Friday, 22 January 2010

Girls are doing it for themselves

It used to be that you would always see women out on the hills trailing their man. Or else they would be a group of male and female walkers with the tiny minority being made up of the fairer sex. But in recent years there's been something of a boomtime in female hikers.

Groups of walkers are now more likely to be evenly split in the male:female ratio, and I frequently see girl-only groups enjoying some of their own time and space in the Angus Glens.

There has been a significant rise in the numbers of enquiries from women looking for female-only guided walks, or else from all-female groups planning to head off for a self-led walk organised by ourselves.

In fact Glentrek is planning a range of women-only walks this year, including a winter walking skills course and a Lairig Ghru guided walk on May 1.

Other adventure holiday and guided walking companies in Scotland have been reporting a similar trend. Among other benefits it seems that women like the less competitive atmosphere, camaraderie, social aspect, chat and generally more relaxed feel of a female-only walk or adventure activity. Indeed, one of the most popular activities for women-only groups is learning about navigation. (How many times, ladies, have you had to give over the map and navigation to a bloke on the hills?!)

It's not that us girls don't like the guys (on many occasions it's great to be in mixed company), it's just that sometimes it's rather nice to get away from some of the bravado and full-speed-ahead-ness of some male groups for a little more contemplation, relaxation and (well, we are renowned for it!) quality chat.

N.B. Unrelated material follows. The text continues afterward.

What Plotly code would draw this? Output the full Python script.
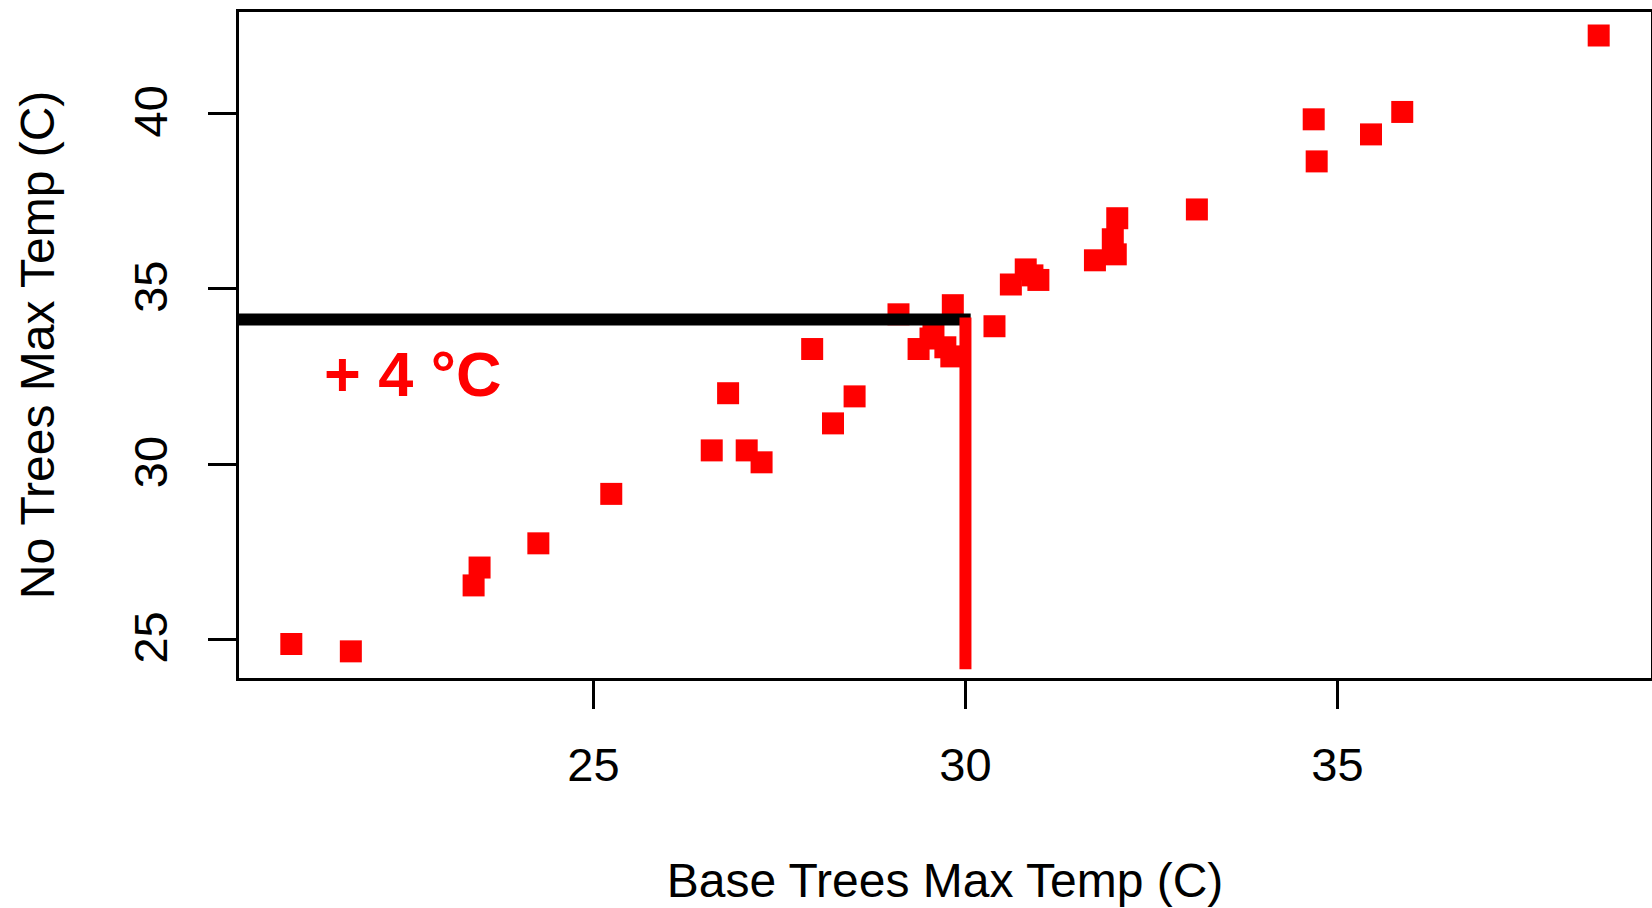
import plotly.graph_objects as go

# Data
base_trees_max = [20.94, 21.74, 23.39, 23.47, 24.26, 25.24, 26.59, 26.81, 27.06, 27.26,
                  27.94, 28.22, 28.51, 29.10, 29.83, 29.37, 29.73, 29.81, 29.57, 29.53,
                  30.39, 30.61, 30.81, 30.90, 30.98, 31.74, 32.02, 31.98, 32.04, 33.11,
                  34.68, 34.72, 35.45, 35.87, 38.51]
no_trees_max = [24.87, 24.66, 26.54, 27.05, 27.74, 29.15, 30.39, 32.02, 30.39, 30.05,
                33.28, 31.16, 31.93, 34.27, 34.53, 33.28, 33.33, 33.07, 33.88, 33.58,
                33.93, 35.12, 35.55, 35.38, 35.25, 35.81, 35.98, 36.41, 37.01, 37.26,
                39.83, 38.63, 39.40, 40.04, 42.22]

hline_x = [0.0, 30.07]
hline_y = [34.12, 34.12]
vline_x = [30.0, 30.0]
vline_y = [34.18, 24.15]

label_text = "+ 4 °C"
label_x = 22.58
label_y = 32.555

x_ticks = [25, 30, 35]
y_ticks = [25, 30, 35, 40]
x_range = [20.237, 39.213]
y_range = [23.90, 42.89]

FONT = "Arial, 'Liberation Sans', sans-serif"

fig = go.Figure()
fig.add_trace(go.Scatter(
    x=base_trees_max, y=no_trees_max, mode="markers",
    marker=dict(symbol="square", size=22, color="#FF0000", line=dict(width=0)),
    showlegend=False, hoverinfo="skip"))
fig.add_trace(go.Scatter(
    x=hline_x, y=hline_y, mode="lines",
    line=dict(color="black", width=12), showlegend=False, hoverinfo="skip"))
fig.add_trace(go.Scatter(
    x=vline_x, y=vline_y, mode="lines",
    line=dict(color="#FF0000", width=12), showlegend=False, hoverinfo="skip"))

fig.add_annotation(x=label_x, y=label_y, text=f"<b>{label_text}</b>", showarrow=False,
                   xanchor="center", yanchor="middle",
                   font=dict(family=FONT, size=63, color="#FF0000"))

axis_common = dict(showgrid=False, zeroline=False, showline=True, mirror=True,
                   linecolor="black", linewidth=3, ticks="outside", ticklen=28,
                   tickwidth=3, tickcolor="black",
                   tickfont=dict(family=FONT, size=47, color="black"))

fig.update_xaxes(range=x_range, tickvals=x_ticks, ticktext=[str(v) for v in x_ticks],
                 ticklabelstandoff=16,
                 title=dict(text="Base Trees Max Temp (C)", standoff=73,
                            font=dict(family=FONT, size=48, color="black")),
                 **axis_common)
fig.update_yaxes(range=y_range, tickvals=y_ticks, ticktext=[str(v) for v in y_ticks],
                 tickangle=-90, ticklabelstandoff=22, ticklabelshift=5,
                 title=dict(text="No Trees Max Temp (C)", standoff=55,
                            font=dict(family=FONT, size=48, color="black")),
                 **axis_common)

fig.update_layout(width=1652, height=908,
                  margin=dict(l=239, r=1, t=12, b=230, autoexpand=False),
                  plot_bgcolor="white", paper_bgcolor="white")

fig.write_html("out.html")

If a few female-only walks and courses also encourage more novice adventure women out into Scotland's great outdoors then all the better. So, let's hear it for the girls doing outdoors adventures for themselves!

Thursday, 21 January 2010

Your (new) boots were made for walking

Recent reports reveal that there has been a dramatic rise in the sale of walking boots in the UK during the recent cold snap. And with many snowed in, it has been e-commerce sales that have seen the biggest climb. During the festive period, and in particular since January 4, the growth in sales of all kinds of walking and hiking boots has been impressive according to many high street and on-line outlets.

Other statistics across the outdoors clothing industry have also been showing a boost in the sales of boots, jackets and all kinds of walking kit since Britain slid into its current economic gloom. The theory is that with less disposable income people are looking for leisure activities that have a minimal initial outlay and offer plenty of scope for free/low-cost exercise and fun.

Here at Glentrek we're really excited by the news. Okay, so we know that some people have been having a difficult time due to the snow and ice over the last month or so. And we are not so callous as to be rejoicing in the general lack of cash in people's pockets. But we are delighted by the idea that more people might use their boots and outdoor clothing to get out and about in the countryside. (Of course, we also realise that some of the sales increase will have come from people buying boots to walk the streets around their homes!)

But we reckon it only takes one walk in the countryside to convince most people of the wonders of our great outdoors. Whether you decide on a riverside stroll, a ramble in the hills or a climb to the top of a Corbett or a Munro, you're pretty much guaranteed to benefit both emotionally and physically. Walking is an ideal activity for everyone and it's also amazingly accessible.

So come on, pull on your boots, tie the laces and take a walk that's a little more on the wild side than your local shops.

Monday, 18 January 2010

WINTER BLUES -Avoidance tactics

I've never been sure if I actually suffer from these or not...once went skiing abroad in January and felt abnormally fantastic so that led me to wondering briefly if I did. Sadly there's no annual winter holiday to keep flagging spirits up, so I'm delighted to have stumbled across a foolproof, cheap, winter blues avoidance tactic..... WINTER HILLWALKING in SCOTLAND!

Now don't stop reading..

Never in a million years did I picture a non -athletic, impractical female like myself wielding an ice axe without (yet) doing myself or anyone else an injury... or for that matter wearing crampons over my newly acquired hiking boots. Yes, I too thought crampons were purchased by women on a monthly basis and ice axes were for hairy mountain men of incredible physical strength and ability. My oh my how wrong can you's a photo of me on my first Scottish winter mountain last year (Tarmachan Ridge). Hopefully the distinction's clear between this and my imagined winter mountaineer
Anyway, proud to say that although it didn't last long in the howling gales and snow up there I did start out as usual with nicely washed hair and a full face of make up (no reason to drop the standards of a lifetime) My advice to all women (especially) who have never been particularly athletic but fancy doing something different is WALK to get fit and then LEARN the skills to hill walk in winter. It's FAB and you FEEL GOOD!